The European Union and U.K. went into the summit with new emissions pledges in hand — in the EU’s case after a diplomatic tussle. Some of the more ambitious pledges by 75 the nations and companies on Saturday included:

  • Argentina and the Vatican pledged carbon neutrality by 2050
  • Pakistan will stop building new coal-fired power plants, and set a goal to get 60% of its power from renewables by 2030
  • Peru pledged to cut emissions 40% by 2030, up from a previous target of 30%

But more limited announcements were:

  • President Xi Jinping said China would seek to cut emissions per unit of GDP by more than 65% from 2005 levels by 2030, slightly raising the previous target of cutting pollution by 60% to 65%
  • India’s Narendra Modi reiterated his commitment to increase renewable power capacity to 450 gigawatts by 2030
  • Italy will donate 30 million euros ($36 million) to the UN Adaptation Fund
  • Austria promised 100 million euros to the Green Climate Fund
  • Tim Cook said 95 of Apple Inc. suppliers committed to transitioning to renewable energy

The biggest challenge for Biden and the COP26 hosts ahead of the Glasgow summit will be convincing world leaders who champion fossil fuels to make a u-turn. The leaders of Brazil, Russia, and Australia were not invited to speak on Saturday after the U.K. and their co-hosts France decided they hadn’t come forward with bold enough pledges.

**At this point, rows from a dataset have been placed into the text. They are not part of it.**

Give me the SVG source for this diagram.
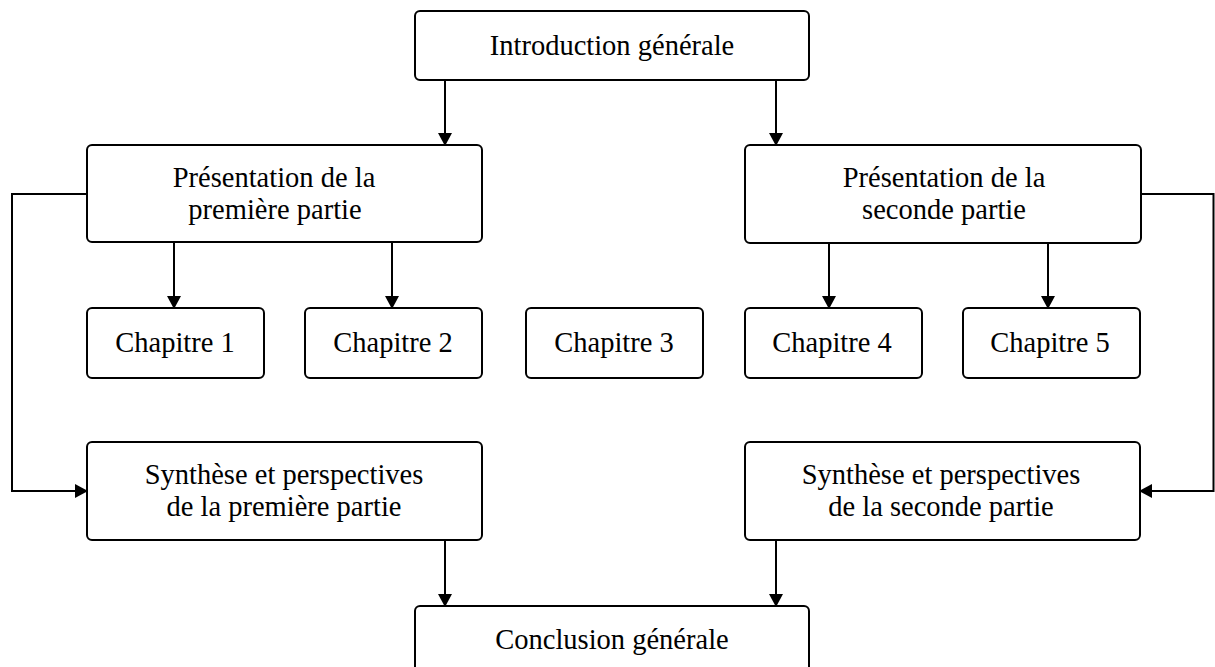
<svg xmlns="http://www.w3.org/2000/svg" width="1215" height="667" viewBox="0 0 1215 667">
<style>
.box{fill:#fff;stroke:#000;stroke-width:2}
.t{font-family:"Liberation Serif","DejaVu Serif",serif;font-size:28.5px;fill:#000;text-anchor:middle}
.c{fill:none;stroke:#000;stroke-width:2}
.a{marker-end:url(#arr)}
</style>
<defs>
<marker id="arr" markerUnits="userSpaceOnUse" markerWidth="13" markerHeight="14" refX="12" refY="7" orient="auto">
<path d="M0,0 L13,7 L0,14 z" fill="#000"/>
</marker>
</defs>
<rect width="1215" height="667" fill="#fff"/>
<g id="connectors">
<path class="c a" d="M445,80 V145"/>
<path class="c a" d="M776,80 V145"/>
<path class="c a" d="M174,242 V308"/>
<path class="c a" d="M392,242 V308"/>
<path class="c a" d="M829,243 V308"/>
<path class="c a" d="M1048,243 V308"/>
<path class="c a" d="M87,194 H12 V491 H87"/>
<path class="c a" d="M1141,194 H1213.5 V491 H1140"/>
<path class="c a" d="M445,540 V606"/>
<path class="c a" d="M776,540 V606"/>
</g>
<g id="intro">
<rect class="box" x="415" y="11" width="394" height="69" rx="5"/>
<text class="t" x="612" y="55">Introduction générale</text>
</g>
<g id="p1">
<rect class="box" x="87" y="145" width="395" height="97" rx="5"/>
<text class="t" x="274" y="187">Présentation de la</text>
<text class="t" x="275" y="219">première partie</text>
</g>
<g id="p2">
<rect class="box" x="745" y="145" width="396" height="98" rx="5"/>
<text class="t" x="944" y="187">Présentation de la</text>
<text class="t" x="944" y="219">seconde partie</text>
</g>
<g id="ch1">
<rect class="box" x="87" y="308" width="177" height="70" rx="5"/>
<text class="t" x="175" y="352">Chapitre 1</text>
</g>
<g id="ch2">
<rect class="box" x="305" y="308" width="177" height="70" rx="5"/>
<text class="t" x="393" y="352">Chapitre 2</text>
</g>
<g id="ch3">
<rect class="box" x="526" y="308" width="177" height="70" rx="5"/>
<text class="t" x="614" y="352">Chapitre 3</text>
</g>
<g id="ch4">
<rect class="box" x="745" y="308" width="177" height="70" rx="5"/>
<text class="t" x="832" y="352">Chapitre 4</text>
</g>
<g id="ch5">
<rect class="box" x="963" y="308" width="177" height="70" rx="5"/>
<text class="t" x="1050" y="352">Chapitre 5</text>
</g>
<g id="s1">
<rect class="box" x="87" y="442" width="395" height="98" rx="5"/>
<text class="t" x="284" y="484">Synthèse et perspectives</text>
<text class="t" x="284" y="516">de la première partie</text>
</g>
<g id="s2">
<rect class="box" x="745" y="442" width="395" height="98" rx="5"/>
<text class="t" x="941" y="484">Synthèse et perspectives</text>
<text class="t" x="941" y="516">de la seconde partie</text>
</g>
<g id="concl">
<rect class="box" x="415" y="606" width="394" height="69" rx="5"/>
<text class="t" x="612" y="649">Conclusion générale</text>
</g>
</svg>
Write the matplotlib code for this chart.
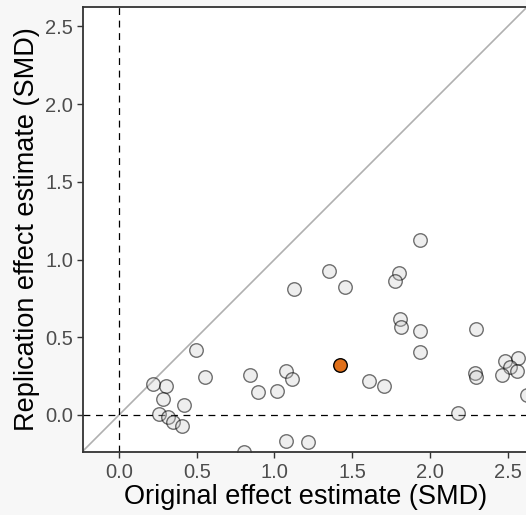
import numpy as np
import matplotlib
matplotlib.use("Agg")
import matplotlib.pyplot as plt

plt.rcParams['font.family'] = ['Liberation Sans', 'DejaVu Sans']

# original vs replication effect estimates (SMD)
orig_smd = [1.124, 0.497, 0.555, 0.221, 0.300, 0.285, 0.418, 0.257, 0.317, 0.349,
            0.403, 0.842, 0.894, 1.016, 1.072, 1.110, 1.072, 1.215, 0.804,
            1.934, 1.353, 1.455, 1.800, 1.777, 1.805, 1.811, 1.936, 1.936, 2.294,
            1.608, 1.704, 2.182, 2.289, 2.296, 2.482, 2.568, 2.514, 2.562, 2.461,
            2.625]
rep_smd = [0.812, 0.420, 0.242, 0.201, 0.184, 0.105, 0.064, 0.008, -0.013, -0.047,
           -0.071, 0.255, 0.148, 0.154, 0.281, 0.231, -0.165, -0.174, -0.236,
           1.123, 0.924, 0.823, 0.915, 0.860, 0.615, 0.568, 0.538, 0.405, 0.553,
           0.217, 0.184, 0.015, 0.268, 0.246, 0.347, 0.367, 0.311, 0.283, 0.259,
           0.130]
# highlighted study
hl_orig = [1.423]
hl_rep = [0.319]

W, H = 526, 515
fig = plt.figure(figsize=(W / 100, H / 100), dpi=100, facecolor='#f7f7f7')
ax = fig.add_axes([83 / W, (H - 452) / H, (528 - 83) / W, (452 - 7) / H])
ax.set_facecolor('white')

ax.set_xlim(-0.2315, (528 - 119) / 155.5)
ax.set_ylim(-0.238, 2.624)

ax.axline((0, 0), slope=1, color='#b0b0b0', lw=1.2, zorder=1)
ax.axhline(0, color='black', ls=(0, (5.5, 4.5)), lw=0.9, zorder=1)
ax.axvline(0, color='black', ls=(0, (5.5, 4.5)), lw=0.9, zorder=1)

ax.scatter(orig_smd, rep_smd, s=95, facecolor=(0.78, 0.78, 0.78, 0.3),
           edgecolor=(0, 0, 0, 0.55), linewidth=1.0, zorder=2)
ax.scatter(hl_orig, hl_rep, s=95, facecolor='#e0701a', edgecolor='black',
           linewidth=1.0, zorder=3)

ax.set_xticks([0.0, 0.5, 1.0, 1.5, 2.0, 2.5])
ax.set_yticks([0.0, 0.5, 1.0, 1.5, 2.0, 2.5])
ax.tick_params(direction='out', length=4, width=1.0, color='#333333',
               labelsize=14.5, labelcolor='#4d4d4d', pad=3)
ax.tick_params(axis='x', pad=4)
for sp in ax.spines.values():
    sp.set_color('#333333')
    sp.set_linewidth(1.3)

ax.set_xlabel('Original effect estimate (SMD)', fontsize=19.5, labelpad=1)
ax.set_ylabel('Replication effect estimate (SMD)', fontsize=19.5, labelpad=4)

fig.savefig('out.png', dpi=100, facecolor=fig.get_facecolor())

Until Friday, Brazil’s government had been preparing for President Jair Bolsonaro to speak and did not expect his name to be left off the agenda, two people familiar with the matter said. Their surprise underscores how wide an expectation gap still remains between climate-aligned countries and laggards who have so far been able to avoid too much scrutiny on the international stage.

Brazil’s environment ministry said this week it set a new goal to zero out carbon dioxide emissions by 2060 or sooner — if it can raise $10 billion a year from other countries.

Even after new pledges, rich countries risk failing to meet a target set five years ago to mobilize $100 billion a year by 2020 to help poor nations deal with the worst impacts of climate change. And at home, funds aren’t being deployed as well as they could be, according to UN Secretary General Antonio Guterres.